WHAT IS REQUIRED ▸ Exclude the pictures; give every entry again exactly as written.

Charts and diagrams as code
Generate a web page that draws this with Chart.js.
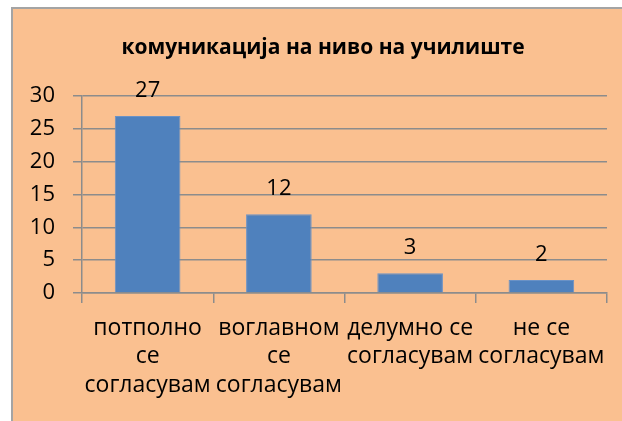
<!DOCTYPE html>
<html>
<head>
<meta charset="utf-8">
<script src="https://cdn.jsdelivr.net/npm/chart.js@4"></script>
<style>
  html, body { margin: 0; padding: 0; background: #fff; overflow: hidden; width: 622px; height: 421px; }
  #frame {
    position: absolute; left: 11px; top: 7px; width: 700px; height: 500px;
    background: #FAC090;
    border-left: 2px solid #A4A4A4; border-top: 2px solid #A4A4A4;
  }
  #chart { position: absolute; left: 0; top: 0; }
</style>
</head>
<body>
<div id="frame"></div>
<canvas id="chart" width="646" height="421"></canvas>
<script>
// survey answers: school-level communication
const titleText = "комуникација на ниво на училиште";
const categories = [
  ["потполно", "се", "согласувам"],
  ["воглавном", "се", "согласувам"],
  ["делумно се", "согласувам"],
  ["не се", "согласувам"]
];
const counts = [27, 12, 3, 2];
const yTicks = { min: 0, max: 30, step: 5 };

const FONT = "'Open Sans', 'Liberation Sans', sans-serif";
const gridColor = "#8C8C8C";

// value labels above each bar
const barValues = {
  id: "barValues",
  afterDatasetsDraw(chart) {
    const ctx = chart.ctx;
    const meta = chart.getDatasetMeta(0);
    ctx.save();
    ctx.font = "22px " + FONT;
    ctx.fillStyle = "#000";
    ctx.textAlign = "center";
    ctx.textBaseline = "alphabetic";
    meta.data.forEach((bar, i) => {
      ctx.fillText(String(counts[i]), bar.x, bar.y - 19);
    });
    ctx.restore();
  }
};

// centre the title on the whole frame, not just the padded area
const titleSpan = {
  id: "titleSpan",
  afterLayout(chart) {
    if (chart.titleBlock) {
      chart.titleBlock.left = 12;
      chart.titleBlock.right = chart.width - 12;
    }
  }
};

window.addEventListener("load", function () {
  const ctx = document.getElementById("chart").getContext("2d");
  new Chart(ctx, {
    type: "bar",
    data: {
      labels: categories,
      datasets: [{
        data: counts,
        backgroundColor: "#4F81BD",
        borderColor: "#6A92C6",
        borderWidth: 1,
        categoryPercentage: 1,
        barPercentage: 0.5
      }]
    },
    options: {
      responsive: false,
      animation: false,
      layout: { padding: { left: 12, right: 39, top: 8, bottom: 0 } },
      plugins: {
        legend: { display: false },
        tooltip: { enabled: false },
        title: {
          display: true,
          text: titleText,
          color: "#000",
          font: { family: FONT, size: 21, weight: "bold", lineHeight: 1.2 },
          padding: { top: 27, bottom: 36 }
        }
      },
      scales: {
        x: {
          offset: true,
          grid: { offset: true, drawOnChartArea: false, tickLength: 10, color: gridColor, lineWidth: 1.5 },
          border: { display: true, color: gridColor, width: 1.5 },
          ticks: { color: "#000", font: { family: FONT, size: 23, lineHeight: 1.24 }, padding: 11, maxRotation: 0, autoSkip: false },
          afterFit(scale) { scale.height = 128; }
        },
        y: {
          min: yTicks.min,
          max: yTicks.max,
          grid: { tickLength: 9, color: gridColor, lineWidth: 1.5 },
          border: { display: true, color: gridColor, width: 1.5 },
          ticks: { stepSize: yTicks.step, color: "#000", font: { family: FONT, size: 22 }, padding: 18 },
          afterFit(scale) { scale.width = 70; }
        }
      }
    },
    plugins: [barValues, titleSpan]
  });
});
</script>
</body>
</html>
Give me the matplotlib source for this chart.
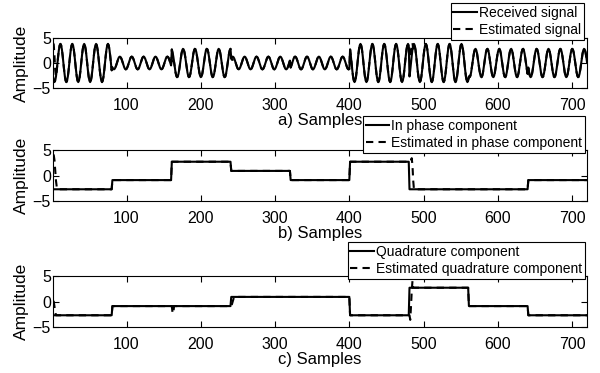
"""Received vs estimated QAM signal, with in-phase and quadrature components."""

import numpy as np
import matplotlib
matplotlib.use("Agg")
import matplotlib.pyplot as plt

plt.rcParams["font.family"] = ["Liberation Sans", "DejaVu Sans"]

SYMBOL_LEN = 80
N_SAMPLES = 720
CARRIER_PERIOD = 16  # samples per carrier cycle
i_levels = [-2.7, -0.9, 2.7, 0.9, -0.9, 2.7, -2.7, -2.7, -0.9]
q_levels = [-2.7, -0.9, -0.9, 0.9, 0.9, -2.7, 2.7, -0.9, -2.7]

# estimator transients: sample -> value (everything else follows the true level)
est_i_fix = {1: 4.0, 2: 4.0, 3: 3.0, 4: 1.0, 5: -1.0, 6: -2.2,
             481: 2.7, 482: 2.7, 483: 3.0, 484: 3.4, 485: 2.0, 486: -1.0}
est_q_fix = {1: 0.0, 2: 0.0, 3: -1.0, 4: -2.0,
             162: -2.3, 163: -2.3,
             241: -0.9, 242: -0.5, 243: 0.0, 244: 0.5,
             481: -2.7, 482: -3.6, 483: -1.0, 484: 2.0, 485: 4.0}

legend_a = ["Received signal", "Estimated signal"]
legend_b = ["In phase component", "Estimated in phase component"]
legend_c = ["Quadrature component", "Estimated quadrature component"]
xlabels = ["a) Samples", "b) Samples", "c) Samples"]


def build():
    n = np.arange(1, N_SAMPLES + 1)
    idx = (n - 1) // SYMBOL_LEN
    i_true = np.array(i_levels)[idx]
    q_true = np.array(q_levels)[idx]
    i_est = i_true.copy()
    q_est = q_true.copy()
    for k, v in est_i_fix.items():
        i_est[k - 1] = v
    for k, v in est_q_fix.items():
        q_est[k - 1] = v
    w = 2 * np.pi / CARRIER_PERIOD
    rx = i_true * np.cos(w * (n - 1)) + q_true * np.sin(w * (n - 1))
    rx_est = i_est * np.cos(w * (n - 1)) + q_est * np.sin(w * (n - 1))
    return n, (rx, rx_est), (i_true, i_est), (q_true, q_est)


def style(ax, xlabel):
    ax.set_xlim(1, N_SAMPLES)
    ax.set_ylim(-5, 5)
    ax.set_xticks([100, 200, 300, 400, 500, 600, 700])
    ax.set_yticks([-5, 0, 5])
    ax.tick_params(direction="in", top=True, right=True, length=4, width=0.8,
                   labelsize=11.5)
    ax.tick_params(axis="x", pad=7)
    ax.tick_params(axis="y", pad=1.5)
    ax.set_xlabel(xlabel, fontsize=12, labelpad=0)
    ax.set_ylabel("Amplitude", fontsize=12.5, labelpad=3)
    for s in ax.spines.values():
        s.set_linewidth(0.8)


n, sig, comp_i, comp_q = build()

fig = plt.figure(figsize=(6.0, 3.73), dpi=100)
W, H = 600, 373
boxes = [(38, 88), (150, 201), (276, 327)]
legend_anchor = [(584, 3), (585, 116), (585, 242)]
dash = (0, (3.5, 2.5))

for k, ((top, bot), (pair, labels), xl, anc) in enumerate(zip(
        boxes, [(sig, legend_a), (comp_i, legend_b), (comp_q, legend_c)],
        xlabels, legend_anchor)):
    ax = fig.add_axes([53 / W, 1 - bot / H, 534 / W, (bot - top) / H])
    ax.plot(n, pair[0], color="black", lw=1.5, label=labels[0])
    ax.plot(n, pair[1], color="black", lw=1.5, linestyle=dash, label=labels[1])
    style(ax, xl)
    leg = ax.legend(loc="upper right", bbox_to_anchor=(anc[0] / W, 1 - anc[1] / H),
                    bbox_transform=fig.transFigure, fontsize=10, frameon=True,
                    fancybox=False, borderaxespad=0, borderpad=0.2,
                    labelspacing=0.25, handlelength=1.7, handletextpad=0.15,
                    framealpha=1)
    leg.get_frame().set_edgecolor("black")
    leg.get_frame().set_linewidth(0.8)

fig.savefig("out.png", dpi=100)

TASK SOLUTION ▸
Generate a web page that draws this with Chart.js.
<!DOCTYPE html>
<html>
<head>
<meta charset="utf-8">
<script src="https://cdn.jsdelivr.net/npm/chart.js@4"></script>
<style>
  html, body { margin: 0; padding: 0; background: #fff; overflow: hidden; width: 622px; height: 421px; }
  #frame {
    position: absolute; left: 11px; top: 7px; width: 700px; height: 500px;
    background: #FAC090;
    border-left: 2px solid #A4A4A4; border-top: 2px solid #A4A4A4;
  }
  #chart { position: absolute; left: 0; top: 0; }
</style>
</head>
<body>
<div id="frame"></div>
<canvas id="chart" width="646" height="421"></canvas>
<script>
// survey answers: school-level communication
const titleText = "комуникација на ниво на училиште";
const categories = [
  ["потполно", "се", "согласувам"],
  ["воглавном", "се", "согласувам"],
  ["делумно се", "согласувам"],
  ["не се", "согласувам"]
];
const counts = [27, 12, 3, 2];
const yTicks = { min: 0, max: 30, step: 5 };

const FONT = "'Open Sans', 'Liberation Sans', sans-serif";
const gridColor = "#8C8C8C";

// value labels above each bar
const barValues = {
  id: "barValues",
  afterDatasetsDraw(chart) {
    const ctx = chart.ctx;
    const meta = chart.getDatasetMeta(0);
    ctx.save();
    ctx.font = "22px " + FONT;
    ctx.fillStyle = "#000";
    ctx.textAlign = "center";
    ctx.textBaseline = "alphabetic";
    meta.data.forEach((bar, i) => {
      ctx.fillText(String(counts[i]), bar.x, bar.y - 19);
    });
    ctx.restore();
  }
};

// centre the title on the whole frame, not just the padded area
const titleSpan = {
  id: "titleSpan",
  afterLayout(chart) {
    if (chart.titleBlock) {
      chart.titleBlock.left = 12;
      chart.titleBlock.right = chart.width - 12;
    }
  }
};

window.addEventListener("load", function () {
  const ctx = document.getElementById("chart").getContext("2d");
  new Chart(ctx, {
    type: "bar",
    data: {
      labels: categories,
      datasets: [{
        data: counts,
        backgroundColor: "#4F81BD",
        borderColor: "#6A92C6",
        borderWidth: 1,
        categoryPercentage: 1,
        barPercentage: 0.5
      }]
    },
    options: {
      responsive: false,
      animation: false,
      layout: { padding: { left: 12, right: 39, top: 8, bottom: 0 } },
      plugins: {
        legend: { display: false },
        tooltip: { enabled: false },
        title: {
          display: true,
          text: titleText,
          color: "#000",
          font: { family: FONT, size: 21, weight: "bold", lineHeight: 1.2 },
          padding: { top: 27, bottom: 36 }
        }
      },
      scales: {
        x: {
          offset: true,
          grid: { offset: true, drawOnChartArea: false, tickLength: 10, color: gridColor, lineWidth: 1.5 },
          border: { display: true, color: gridColor, width: 1.5 },
          ticks: { color: "#000", font: { family: FONT, size: 23, lineHeight: 1.24 }, padding: 11, maxRotation: 0, autoSkip: false },
          afterFit(scale) { scale.height = 128; }
        },
        y: {
          min: yTicks.min,
          max: yTicks.max,
          grid: { tickLength: 9, color: gridColor, lineWidth: 1.5 },
          border: { display: true, color: gridColor, width: 1.5 },
          ticks: { stepSize: yTicks.step, color: "#000", font: { family: FONT, size: 22 }, padding: 18 },
          afterFit(scale) { scale.width = 70; }
        }
      }
    },
    plugins: [barValues, titleSpan]
  });
});
</script>
</body>
</html>
Give me the matplotlib source for this chart.
"""Received vs estimated QAM signal, with in-phase and quadrature components."""

import numpy as np
import matplotlib
matplotlib.use("Agg")
import matplotlib.pyplot as plt

plt.rcParams["font.family"] = ["Liberation Sans", "DejaVu Sans"]

SYMBOL_LEN = 80
N_SAMPLES = 720
CARRIER_PERIOD = 16  # samples per carrier cycle
i_levels = [-2.7, -0.9, 2.7, 0.9, -0.9, 2.7, -2.7, -2.7, -0.9]
q_levels = [-2.7, -0.9, -0.9, 0.9, 0.9, -2.7, 2.7, -0.9, -2.7]

# estimator transients: sample -> value (everything else follows the true level)
est_i_fix = {1: 4.0, 2: 4.0, 3: 3.0, 4: 1.0, 5: -1.0, 6: -2.2,
             481: 2.7, 482: 2.7, 483: 3.0, 484: 3.4, 485: 2.0, 486: -1.0}
est_q_fix = {1: 0.0, 2: 0.0, 3: -1.0, 4: -2.0,
             162: -2.3, 163: -2.3,
             241: -0.9, 242: -0.5, 243: 0.0, 244: 0.5,
             481: -2.7, 482: -3.6, 483: -1.0, 484: 2.0, 485: 4.0}

legend_a = ["Received signal", "Estimated signal"]
legend_b = ["In phase component", "Estimated in phase component"]
legend_c = ["Quadrature component", "Estimated quadrature component"]
xlabels = ["a) Samples", "b) Samples", "c) Samples"]


def build():
    n = np.arange(1, N_SAMPLES + 1)
    idx = (n - 1) // SYMBOL_LEN
    i_true = np.array(i_levels)[idx]
    q_true = np.array(q_levels)[idx]
    i_est = i_true.copy()
    q_est = q_true.copy()
    for k, v in est_i_fix.items():
        i_est[k - 1] = v
    for k, v in est_q_fix.items():
        q_est[k - 1] = v
    w = 2 * np.pi / CARRIER_PERIOD
    rx = i_true * np.cos(w * (n - 1)) + q_true * np.sin(w * (n - 1))
    rx_est = i_est * np.cos(w * (n - 1)) + q_est * np.sin(w * (n - 1))
    return n, (rx, rx_est), (i_true, i_est), (q_true, q_est)


def style(ax, xlabel):
    ax.set_xlim(1, N_SAMPLES)
    ax.set_ylim(-5, 5)
    ax.set_xticks([100, 200, 300, 400, 500, 600, 700])
    ax.set_yticks([-5, 0, 5])
    ax.tick_params(direction="in", top=True, right=True, length=4, width=0.8,
                   labelsize=11.5)
    ax.tick_params(axis="x", pad=7)
    ax.tick_params(axis="y", pad=1.5)
    ax.set_xlabel(xlabel, fontsize=12, labelpad=0)
    ax.set_ylabel("Amplitude", fontsize=12.5, labelpad=3)
    for s in ax.spines.values():
        s.set_linewidth(0.8)


n, sig, comp_i, comp_q = build()

fig = plt.figure(figsize=(6.0, 3.73), dpi=100)
W, H = 600, 373
boxes = [(38, 88), (150, 201), (276, 327)]
legend_anchor = [(584, 3), (585, 116), (585, 242)]
dash = (0, (3.5, 2.5))

for k, ((top, bot), (pair, labels), xl, anc) in enumerate(zip(
        boxes, [(sig, legend_a), (comp_i, legend_b), (comp_q, legend_c)],
        xlabels, legend_anchor)):
    ax = fig.add_axes([53 / W, 1 - bot / H, 534 / W, (bot - top) / H])
    ax.plot(n, pair[0], color="black", lw=1.5, label=labels[0])
    ax.plot(n, pair[1], color="black", lw=1.5, linestyle=dash, label=labels[1])
    style(ax, xl)
    leg = ax.legend(loc="upper right", bbox_to_anchor=(anc[0] / W, 1 - anc[1] / H),
                    bbox_transform=fig.transFigure, fontsize=10, frameon=True,
                    fancybox=False, borderaxespad=0, borderpad=0.2,
                    labelspacing=0.25, handlelength=1.7, handletextpad=0.15,
                    framealpha=1)
    leg.get_frame().set_edgecolor("black")
    leg.get_frame().set_linewidth(0.8)

fig.savefig("out.png", dpi=100)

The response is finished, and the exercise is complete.